Leave the pictures out, and retype all of the material exactly as written.
-- DATA SHOWN start --
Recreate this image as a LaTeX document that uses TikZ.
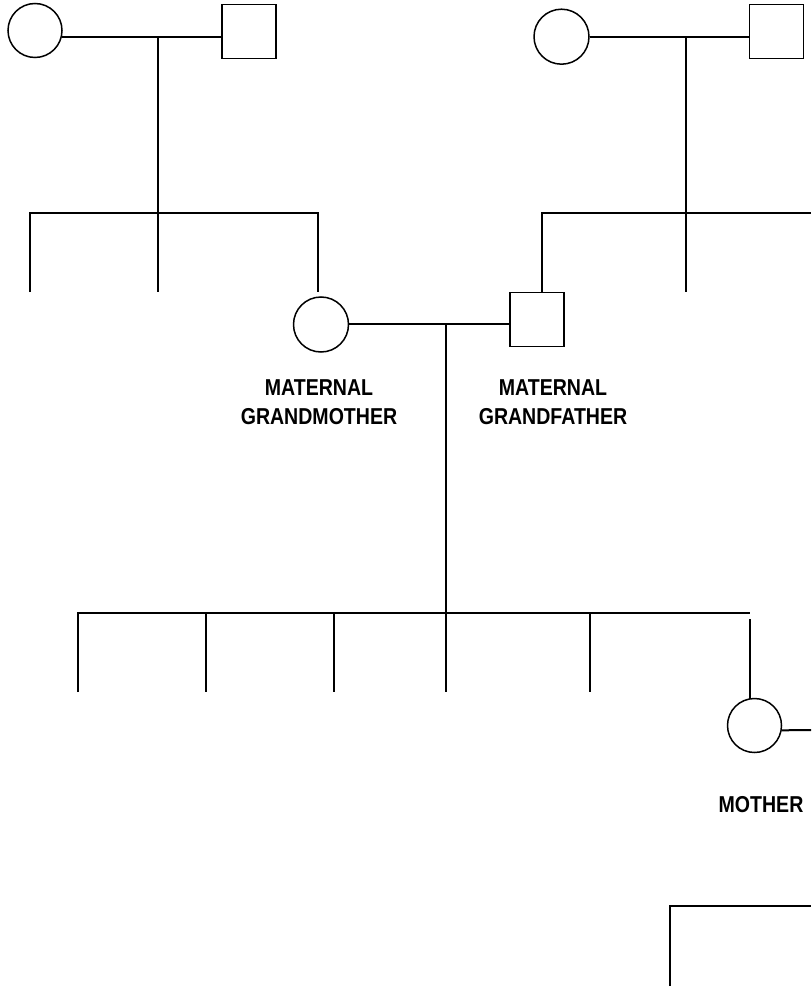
\documentclass[tikz,border=0pt]{standalone}
\usepackage{fontspec}
\newfontfamily\lblfont{Liberation Sans}[FakeStretch=0.85]
\begin{document}
\begin{tikzpicture}[x=1pt,y=-1pt,
  lw/.style={line width=2pt},
  fem/.style={circle, draw, line width=1.5pt, minimum size=54pt, inner sep=0pt},
  mal/.style={rectangle, draw, line width=1.5pt, minimum size=54pt, inner sep=0pt},
  lbl/.style={font=\lblfont\bfseries\fontsize{23}{29}\selectfont, align=center, inner sep=0pt}]
\useasboundingbox (0,0) rectangle (811,987);
% top-left couple
\node[fem] (ggm1) at (35,30.5) {};
\node[mal] (ggf1) at (249,31.7) {};
\coordinate (m1) at (158,37);
\draw[lw] (ggm1.-14) -- (ggf1.west |- ggm1.-14);
\draw[lw] (m1) -- (158,292);
\draw[lw] (30,292) -- (30,213) -- (318,213) -- (318,292);
% top-right couple
\node[fem, minimum size=55pt] (ggm2) at (561.5,36.7) {};
\node[mal] (ggf2) at (776.7,31.7) {};
\coordinate (m2) at (686,36.7);
\draw[lw] (ggm2.east) -- (ggf2.west |- ggm2.east);
\draw[lw] (m2) -- (686,292);
% grandparents
\node[fem, minimum size=55pt] (gm) at (321,324.5) {};
\node[mal] (gf) at (537,319.7) {};
\draw[lw] (542,292.7) -- (542,213) -- (811,213);
\coordinate (m3) at (446,324.3);
\draw[lw] (gm.east |- m3) -- (gf.west |- m3);
\draw[lw] (m3) -- (446,692);
\node[lbl] (lgm) at (319,402.5) {MATERNAL\\GRANDMOTHER};
\node[lbl] (lgf) at (553,402.5) {MATERNAL\\GRANDFATHER};
% children
\draw[lw] (78,692) -- (78,613) -- (750,613);
\foreach \xx in {206,334,590} \draw[lw] (\xx,613) -- (\xx,692);
\node[fem] (mo) at (754.5,725.5) {};
\draw[lw] (750,619) -- (750,698.5);
\draw[lw] (mo.-10) -- (811,730);
\node[lbl] (lmo) at (761,805) {MOTHER};
% bottom
\draw[lw] (669.5,986) -- (669.5,906) -- (811,906);
\end{tikzpicture}
\end{document}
-- DATA SHOWN end --
WRITTEN SOLUTION ▸
Recreate this image as a LaTeX document that uses TikZ.
\documentclass[tikz,border=0pt]{standalone}
\usepackage{fontspec}
\newfontfamily\lblfont{Liberation Sans}[FakeStretch=0.85]
\begin{document}
\begin{tikzpicture}[x=1pt,y=-1pt,
  lw/.style={line width=2pt},
  fem/.style={circle, draw, line width=1.5pt, minimum size=54pt, inner sep=0pt},
  mal/.style={rectangle, draw, line width=1.5pt, minimum size=54pt, inner sep=0pt},
  lbl/.style={font=\lblfont\bfseries\fontsize{23}{29}\selectfont, align=center, inner sep=0pt}]
\useasboundingbox (0,0) rectangle (811,987);
% top-left couple
\node[fem] (ggm1) at (35,30.5) {};
\node[mal] (ggf1) at (249,31.7) {};
\coordinate (m1) at (158,37);
\draw[lw] (ggm1.-14) -- (ggf1.west |- ggm1.-14);
\draw[lw] (m1) -- (158,292);
\draw[lw] (30,292) -- (30,213) -- (318,213) -- (318,292);
% top-right couple
\node[fem, minimum size=55pt] (ggm2) at (561.5,36.7) {};
\node[mal] (ggf2) at (776.7,31.7) {};
\coordinate (m2) at (686,36.7);
\draw[lw] (ggm2.east) -- (ggf2.west |- ggm2.east);
\draw[lw] (m2) -- (686,292);
% grandparents
\node[fem, minimum size=55pt] (gm) at (321,324.5) {};
\node[mal] (gf) at (537,319.7) {};
\draw[lw] (542,292.7) -- (542,213) -- (811,213);
\coordinate (m3) at (446,324.3);
\draw[lw] (gm.east |- m3) -- (gf.west |- m3);
\draw[lw] (m3) -- (446,692);
\node[lbl] (lgm) at (319,402.5) {MATERNAL\\GRANDMOTHER};
\node[lbl] (lgf) at (553,402.5) {MATERNAL\\GRANDFATHER};
% children
\draw[lw] (78,692) -- (78,613) -- (750,613);
\foreach \xx in {206,334,590} \draw[lw] (\xx,613) -- (\xx,692);
\node[fem] (mo) at (754.5,725.5) {};
\draw[lw] (750,619) -- (750,698.5);
\draw[lw] (mo.-10) -- (811,730);
\node[lbl] (lmo) at (761,805) {MOTHER};
% bottom
\draw[lw] (669.5,986) -- (669.5,906) -- (811,906);
\end{tikzpicture}
\end{document}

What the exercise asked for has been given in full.